▶ [What is required]
Omit the pictures and print exactly the lines of the listing below, starting at the first and ending at the line containing "(0pt,1018pt) rectangle (730pt,1024pt);".

▶ [Information supplied]
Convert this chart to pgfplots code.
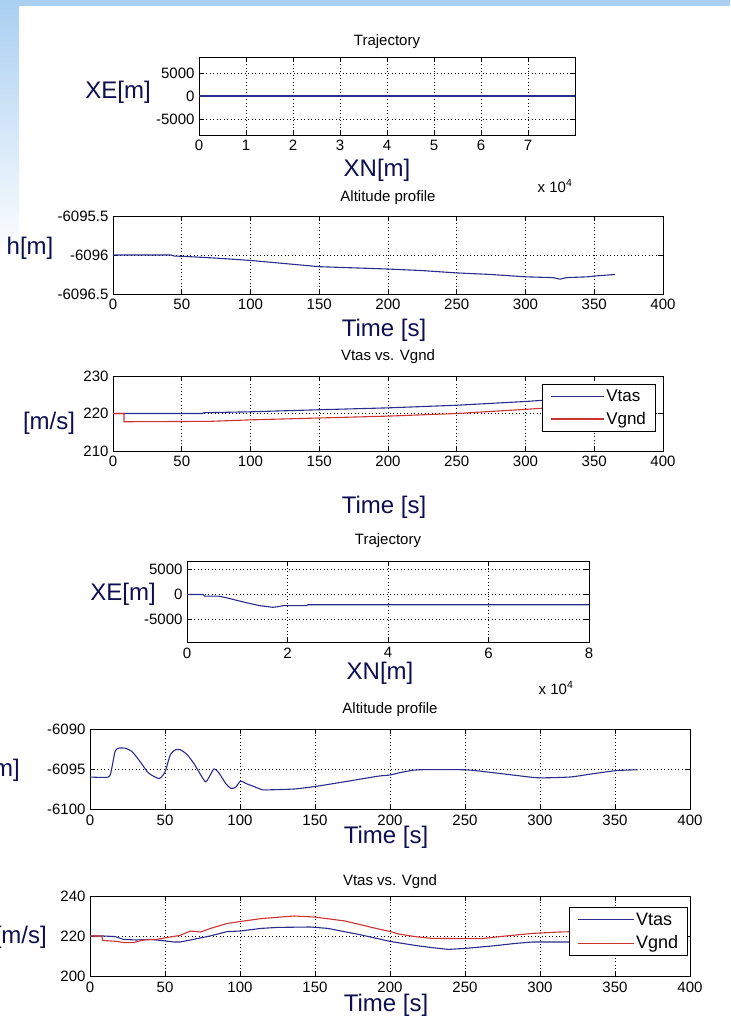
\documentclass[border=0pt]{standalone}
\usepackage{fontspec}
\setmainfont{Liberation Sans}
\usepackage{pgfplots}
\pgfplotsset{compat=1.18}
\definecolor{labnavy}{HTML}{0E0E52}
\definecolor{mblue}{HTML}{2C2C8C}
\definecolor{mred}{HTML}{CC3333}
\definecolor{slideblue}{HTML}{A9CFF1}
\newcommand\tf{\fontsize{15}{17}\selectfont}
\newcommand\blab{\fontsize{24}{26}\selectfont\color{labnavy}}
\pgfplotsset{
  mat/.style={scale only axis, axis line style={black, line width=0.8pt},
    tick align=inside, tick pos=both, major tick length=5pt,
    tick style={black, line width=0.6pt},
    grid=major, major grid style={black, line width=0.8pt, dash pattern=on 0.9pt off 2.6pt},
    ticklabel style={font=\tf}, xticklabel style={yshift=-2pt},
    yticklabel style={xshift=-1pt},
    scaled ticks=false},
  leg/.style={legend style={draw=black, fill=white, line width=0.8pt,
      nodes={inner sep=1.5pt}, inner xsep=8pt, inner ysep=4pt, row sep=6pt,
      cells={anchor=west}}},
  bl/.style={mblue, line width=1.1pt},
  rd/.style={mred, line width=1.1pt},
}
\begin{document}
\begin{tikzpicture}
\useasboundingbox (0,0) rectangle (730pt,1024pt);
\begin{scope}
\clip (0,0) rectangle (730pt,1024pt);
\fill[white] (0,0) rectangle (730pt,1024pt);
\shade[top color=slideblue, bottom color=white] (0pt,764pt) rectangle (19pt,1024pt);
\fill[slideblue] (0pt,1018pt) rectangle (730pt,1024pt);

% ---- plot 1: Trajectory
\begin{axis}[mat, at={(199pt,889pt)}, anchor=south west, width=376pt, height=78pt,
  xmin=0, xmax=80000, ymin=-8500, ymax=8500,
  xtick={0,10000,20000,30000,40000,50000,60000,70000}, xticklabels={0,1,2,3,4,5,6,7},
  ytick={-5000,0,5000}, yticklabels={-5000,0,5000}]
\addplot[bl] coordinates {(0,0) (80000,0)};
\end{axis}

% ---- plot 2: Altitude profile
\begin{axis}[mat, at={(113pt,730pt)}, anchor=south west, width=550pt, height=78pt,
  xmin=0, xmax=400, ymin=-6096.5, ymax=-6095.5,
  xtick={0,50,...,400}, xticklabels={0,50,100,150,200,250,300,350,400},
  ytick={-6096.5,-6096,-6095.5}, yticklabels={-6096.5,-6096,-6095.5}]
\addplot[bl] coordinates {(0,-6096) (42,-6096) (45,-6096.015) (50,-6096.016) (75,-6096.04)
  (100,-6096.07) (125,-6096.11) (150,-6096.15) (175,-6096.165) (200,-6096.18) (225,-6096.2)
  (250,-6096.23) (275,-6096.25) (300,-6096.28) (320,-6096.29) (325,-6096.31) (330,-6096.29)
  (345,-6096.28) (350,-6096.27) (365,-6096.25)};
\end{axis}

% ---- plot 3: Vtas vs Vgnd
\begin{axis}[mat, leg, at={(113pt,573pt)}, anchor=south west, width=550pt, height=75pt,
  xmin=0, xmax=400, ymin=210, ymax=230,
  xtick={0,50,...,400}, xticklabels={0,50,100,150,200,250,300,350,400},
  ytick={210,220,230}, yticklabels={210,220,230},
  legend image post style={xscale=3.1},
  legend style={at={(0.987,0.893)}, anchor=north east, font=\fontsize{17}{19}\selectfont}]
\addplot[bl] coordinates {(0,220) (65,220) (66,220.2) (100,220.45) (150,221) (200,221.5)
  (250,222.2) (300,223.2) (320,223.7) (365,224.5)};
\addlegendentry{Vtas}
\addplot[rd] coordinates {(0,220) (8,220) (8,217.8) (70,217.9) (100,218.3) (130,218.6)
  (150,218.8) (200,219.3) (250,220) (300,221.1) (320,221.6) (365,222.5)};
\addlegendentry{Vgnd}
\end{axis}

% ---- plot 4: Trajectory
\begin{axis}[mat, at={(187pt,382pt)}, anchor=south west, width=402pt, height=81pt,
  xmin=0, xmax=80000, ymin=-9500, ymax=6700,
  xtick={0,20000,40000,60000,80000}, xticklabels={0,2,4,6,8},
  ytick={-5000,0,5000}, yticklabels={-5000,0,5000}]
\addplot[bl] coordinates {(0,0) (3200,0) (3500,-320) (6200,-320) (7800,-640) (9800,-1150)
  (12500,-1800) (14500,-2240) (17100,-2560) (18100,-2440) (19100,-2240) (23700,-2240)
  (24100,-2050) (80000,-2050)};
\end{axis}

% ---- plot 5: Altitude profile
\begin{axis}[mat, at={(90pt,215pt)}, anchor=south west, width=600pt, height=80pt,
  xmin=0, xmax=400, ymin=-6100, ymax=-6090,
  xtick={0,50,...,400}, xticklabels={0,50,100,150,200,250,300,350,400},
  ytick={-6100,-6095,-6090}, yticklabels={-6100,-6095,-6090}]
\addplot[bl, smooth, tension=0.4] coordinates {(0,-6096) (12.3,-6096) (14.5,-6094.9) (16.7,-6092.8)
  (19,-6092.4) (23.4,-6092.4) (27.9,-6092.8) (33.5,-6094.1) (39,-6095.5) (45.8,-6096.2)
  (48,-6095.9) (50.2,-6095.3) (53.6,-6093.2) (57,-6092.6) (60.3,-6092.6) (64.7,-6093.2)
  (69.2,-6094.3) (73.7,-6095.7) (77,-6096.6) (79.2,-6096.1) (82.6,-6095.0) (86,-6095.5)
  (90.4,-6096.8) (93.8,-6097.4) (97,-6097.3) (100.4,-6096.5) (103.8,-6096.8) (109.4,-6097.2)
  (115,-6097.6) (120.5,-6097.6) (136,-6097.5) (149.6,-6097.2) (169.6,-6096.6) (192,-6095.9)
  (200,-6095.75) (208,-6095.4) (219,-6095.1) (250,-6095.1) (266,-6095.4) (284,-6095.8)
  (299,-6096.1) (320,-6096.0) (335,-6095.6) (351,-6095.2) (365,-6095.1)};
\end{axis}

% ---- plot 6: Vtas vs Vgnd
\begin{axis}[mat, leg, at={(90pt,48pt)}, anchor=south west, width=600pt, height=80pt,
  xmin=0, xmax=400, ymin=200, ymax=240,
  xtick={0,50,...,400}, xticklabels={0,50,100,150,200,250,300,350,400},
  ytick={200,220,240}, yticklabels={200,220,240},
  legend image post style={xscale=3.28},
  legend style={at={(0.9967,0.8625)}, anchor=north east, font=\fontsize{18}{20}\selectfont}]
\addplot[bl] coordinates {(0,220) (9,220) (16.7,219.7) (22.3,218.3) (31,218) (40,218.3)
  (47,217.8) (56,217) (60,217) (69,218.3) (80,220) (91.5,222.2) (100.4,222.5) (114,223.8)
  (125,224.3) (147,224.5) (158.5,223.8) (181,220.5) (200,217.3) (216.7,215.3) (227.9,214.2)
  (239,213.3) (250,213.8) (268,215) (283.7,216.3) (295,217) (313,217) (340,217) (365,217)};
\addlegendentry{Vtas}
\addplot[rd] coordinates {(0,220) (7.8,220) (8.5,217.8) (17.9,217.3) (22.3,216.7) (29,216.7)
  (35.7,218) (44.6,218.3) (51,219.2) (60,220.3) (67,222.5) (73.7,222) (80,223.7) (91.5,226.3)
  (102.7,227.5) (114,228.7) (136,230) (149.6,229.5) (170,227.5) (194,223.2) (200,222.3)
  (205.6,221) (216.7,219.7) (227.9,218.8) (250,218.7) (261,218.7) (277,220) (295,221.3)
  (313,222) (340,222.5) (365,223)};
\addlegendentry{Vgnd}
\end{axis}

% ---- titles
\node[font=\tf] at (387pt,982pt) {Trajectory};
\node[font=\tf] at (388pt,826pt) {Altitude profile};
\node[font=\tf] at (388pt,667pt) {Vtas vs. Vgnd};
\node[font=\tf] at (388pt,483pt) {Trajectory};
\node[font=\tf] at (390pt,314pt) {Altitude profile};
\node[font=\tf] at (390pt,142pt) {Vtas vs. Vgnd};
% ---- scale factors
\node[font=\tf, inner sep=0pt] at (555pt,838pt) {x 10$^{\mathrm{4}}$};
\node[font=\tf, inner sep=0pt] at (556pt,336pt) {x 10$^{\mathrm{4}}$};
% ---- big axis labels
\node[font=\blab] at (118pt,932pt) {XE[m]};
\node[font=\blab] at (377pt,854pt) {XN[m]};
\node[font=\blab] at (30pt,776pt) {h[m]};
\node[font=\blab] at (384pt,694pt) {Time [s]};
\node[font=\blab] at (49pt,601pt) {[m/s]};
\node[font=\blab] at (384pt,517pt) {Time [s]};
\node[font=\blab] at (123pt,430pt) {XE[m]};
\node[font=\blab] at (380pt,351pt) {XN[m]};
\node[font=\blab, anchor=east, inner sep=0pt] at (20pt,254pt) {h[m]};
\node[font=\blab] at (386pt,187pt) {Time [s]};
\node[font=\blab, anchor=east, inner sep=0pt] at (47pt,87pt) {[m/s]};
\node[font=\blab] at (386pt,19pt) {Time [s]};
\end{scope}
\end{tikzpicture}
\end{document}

▶ [Exercise result]
Convert this chart to pgfplots code.
\documentclass[border=0pt]{standalone}
\usepackage{fontspec}
\setmainfont{Liberation Sans}
\usepackage{pgfplots}
\pgfplotsset{compat=1.18}
\definecolor{labnavy}{HTML}{0E0E52}
\definecolor{mblue}{HTML}{2C2C8C}
\definecolor{mred}{HTML}{CC3333}
\definecolor{slideblue}{HTML}{A9CFF1}
\newcommand\tf{\fontsize{15}{17}\selectfont}
\newcommand\blab{\fontsize{24}{26}\selectfont\color{labnavy}}
\pgfplotsset{
  mat/.style={scale only axis, axis line style={black, line width=0.8pt},
    tick align=inside, tick pos=both, major tick length=5pt,
    tick style={black, line width=0.6pt},
    grid=major, major grid style={black, line width=0.8pt, dash pattern=on 0.9pt off 2.6pt},
    ticklabel style={font=\tf}, xticklabel style={yshift=-2pt},
    yticklabel style={xshift=-1pt},
    scaled ticks=false},
  leg/.style={legend style={draw=black, fill=white, line width=0.8pt,
      nodes={inner sep=1.5pt}, inner xsep=8pt, inner ysep=4pt, row sep=6pt,
      cells={anchor=west}}},
  bl/.style={mblue, line width=1.1pt},
  rd/.style={mred, line width=1.1pt},
}
\begin{document}
\begin{tikzpicture}
\useasboundingbox (0,0) rectangle (730pt,1024pt);
\begin{scope}
\clip (0,0) rectangle (730pt,1024pt);
\fill[white] (0,0) rectangle (730pt,1024pt);
\shade[top color=slideblue, bottom color=white] (0pt,764pt) rectangle (19pt,1024pt);
\fill[slideblue] (0pt,1018pt) rectangle (730pt,1024pt);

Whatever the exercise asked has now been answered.